"...di notte ancora ti può capitare

di udire suoni di armonium sfiatati

e vecchi Curdi che da mille anni

offrono il petto a novene...".

Il mistero eterno dell'Est - quell'indefinibile indescrivibile fascino che da secoli è parte del mito dell'Esotico - si racchiude tutto nelle opere di Al Gromer Khan. E non è puro caso, se l'Oriente nella sua vera identità si sprigiona dai dischi di un uomo apparentemente più vicino ai castelli della Baviera che al Taj Mahal o al Wat Phra Keo. Non tanto per l'infanzia spesa tra India e Marocco al seguito del padre diplomatico, l'immaginazione rapita dal Mahabharata e dalla poesia di Lord Byron. Quel che più conta è che Alois Gromer, nato a pochi chilometri dal Lago di Costanza, fu protagonista apocrifo di quella Germania musicale "cosmo-etnica" che nei primi '70 anticipo' la world music - senza che ancora se ne conoscesse la definizione; che attraverso nomi come Popol Vuh, Embryo, Klaus Schulze, Agitation Free e altri, apriva a nuove direzioni e tracciava nuovi percorsi (appena abbozzati in certi casi, già perfettamente consapevoli e definiti in altri). Special guest al sitar in "Tanz Der Lemminge" degli Amon Duul II e musicista di studio per i Popol Vuh, Gromer era stato negli anni '60 ospite e confidente privato di Sua Maestà Sisouk na Champassak, principe del Laos, da cui aveva appreso i segreti della spiritualità tantrica e la passione per i culti misterici dell'area indocinese. Ma l'incontro decisivo fu quello con il guru Ustad Imrat Khan - e a quel punto tutti i "segreti" del sitar (suo strumento principe) non sarebbero più stati tali per il nostro. Membro acquisito del Khani Gharana, la "famiglia" che raccoglie in sé i più grandi sitaristi d'India, il bavarese sviluppa, sul modello dei suoi connazionali (Klaus Wiese e Peter Michael Hamel dei Between su tutti) un ibrido di elettronica e sonorità etniche capace di sfondare ogni porta conosciuta della percezione. 

Non pure nozioni quelle che vi racconto, perché è a partire da questi dati che meglio si comprende il ruolo di Gromer Khan-esecutore/modellatore di ambienti e atmosfere - notturne, per predilezione.

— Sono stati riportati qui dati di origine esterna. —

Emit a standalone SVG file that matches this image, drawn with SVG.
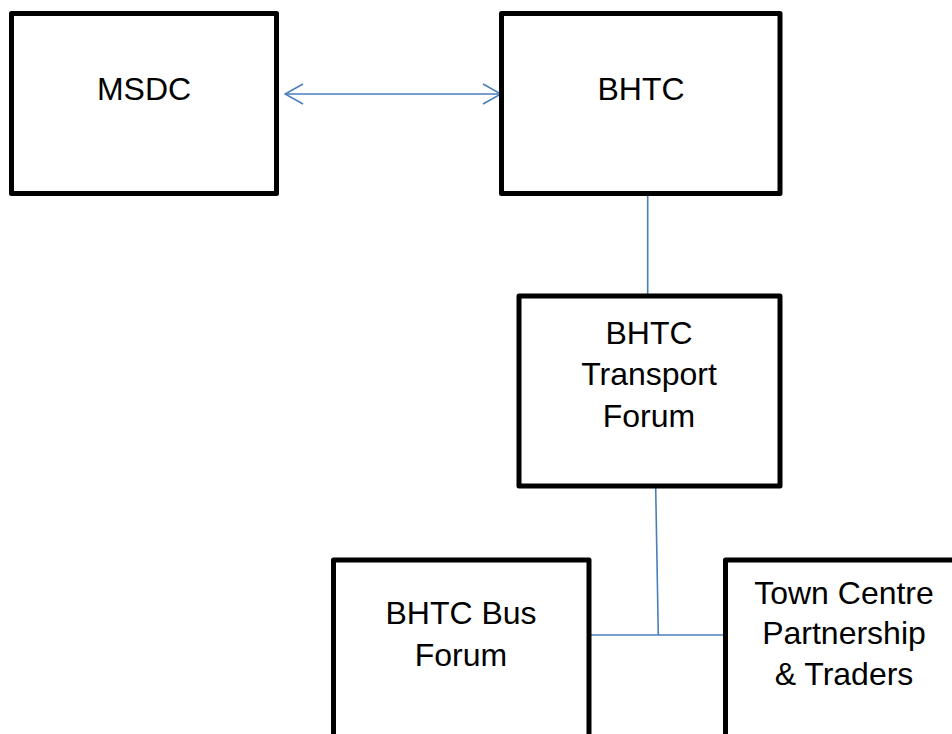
<svg xmlns="http://www.w3.org/2000/svg" width="952" height="734" viewBox="0 0 952 734">
<defs>
<style>
.box{fill:#fff;stroke:#000;stroke-width:5;stroke-linejoin:round}
.lbl{font-family:"Liberation Sans",Arial,sans-serif;font-size:32px;fill:#000;text-anchor:middle}
.con{stroke:#4a7ebb;stroke-width:1.6;fill:none}
</style>
<marker id="arr" viewBox="0 0 20 22" refX="19" refY="11" markerWidth="20" markerHeight="22" markerUnits="userSpaceOnUse" orient="auto-start-reverse">
<path d="M1,1 L19,11 L1,21" fill="none" stroke="#4a7ebb" stroke-width="1.6"/>
</marker>
</defs>
<rect width="952" height="734" fill="#fff"/>
<g id="connectors">
<line class="con" x1="285" y1="94" x2="501" y2="94" marker-start="url(#arr)" marker-end="url(#arr)"/>
<line class="con" x1="647.7" y1="196" x2="647.7" y2="294"/>
<line class="con" x1="655.7" y1="488" x2="658.3" y2="635"/>
<line class="con" x1="590" y1="635" x2="724" y2="635"/>
</g>
<g id="msdc">
<rect class="box" x="11.5" y="13.5" width="265" height="180"/>
<text class="lbl" x="144" y="100">MSDC</text>
</g>
<g id="bhtc">
<rect class="box" x="501.5" y="13.5" width="278.5" height="180"/>
<text class="lbl" x="641" y="100">BHTC</text>
</g>
<g id="transport-forum">
<rect class="box" x="519" y="296" width="261" height="190"/>
<text class="lbl" x="649" y="343.5">BHTC</text>
<text class="lbl" x="649" y="385">Transport</text>
<text class="lbl" x="649" y="426.5">Forum</text>
</g>
<g id="bus-forum">
<rect class="box" x="333.5" y="560" width="255.5" height="200"/>
<text class="lbl" x="461" y="624">BHTC Bus</text>
<text class="lbl" x="461" y="666">Forum</text>
</g>
<g id="town-centre">
<rect class="box" x="725.5" y="560" width="250" height="200"/>
<text class="lbl" x="844" y="603.5">Town Centre</text>
<text class="lbl" x="844" y="644">Partnership</text>
<text class="lbl" x="844" y="685">&amp; Traders</text>
</g>
</svg>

I livelli di tutti i suoi lavori sono altissimi: in certi casi si raggiunge una maestosità astrale con pochi eguali al mondo, e si toccano vibrazioni affini a quelle sperimentate da uno Steve Roach o da un Michael Stearns. A mio avviso "Mahogany Nights" (anno 1990) è la sua opera somma, persino superiore al tanto celebrato "Kamasutra" del 1986 o al più recente "Attar", studio sulla corrispondenza sensoriale suono-profumo che ha i suoi prodromi in Brian Eno. Poesia, melodia, senso: i tre elementi-base dell'estetica del Khan. Ciò che si può percepire nelle notti di Karachi o New Delhi, di Hanoi o Bangkok è ispirazione e contenuto (nella stessa misura) di lunghissime "notti di mogano", dilatate in quadri paesaggistici intensi e profondissimi. Tanto profondi da sfiorare la vertigine o, se si preferisce, l'estasi della contemplazione. La potenza di questa prospettiva ambientale è nella corda di un sitar appena pizzicata e/o riverberata, che costringe i riflessi a insorgere con sovrumano vigore; nell'elettronica sterminata e ipnotica di più strati sovrapposti, a far precipitare nella trance totale; nella solennità di partiture corali innestate su tappeti variamente assortiti di percussioni. Su tutto, i quasi 25 minuti di "Taj" (via d'accesso diretta alle porte del cosmo) e lo splendore inafferrabile di una "Ko-Hi-Noor" cesellata e ritoccata in ogni singolo distinto movimento.

Manifesto assoluto di TECNO-SCIAMANESIMO.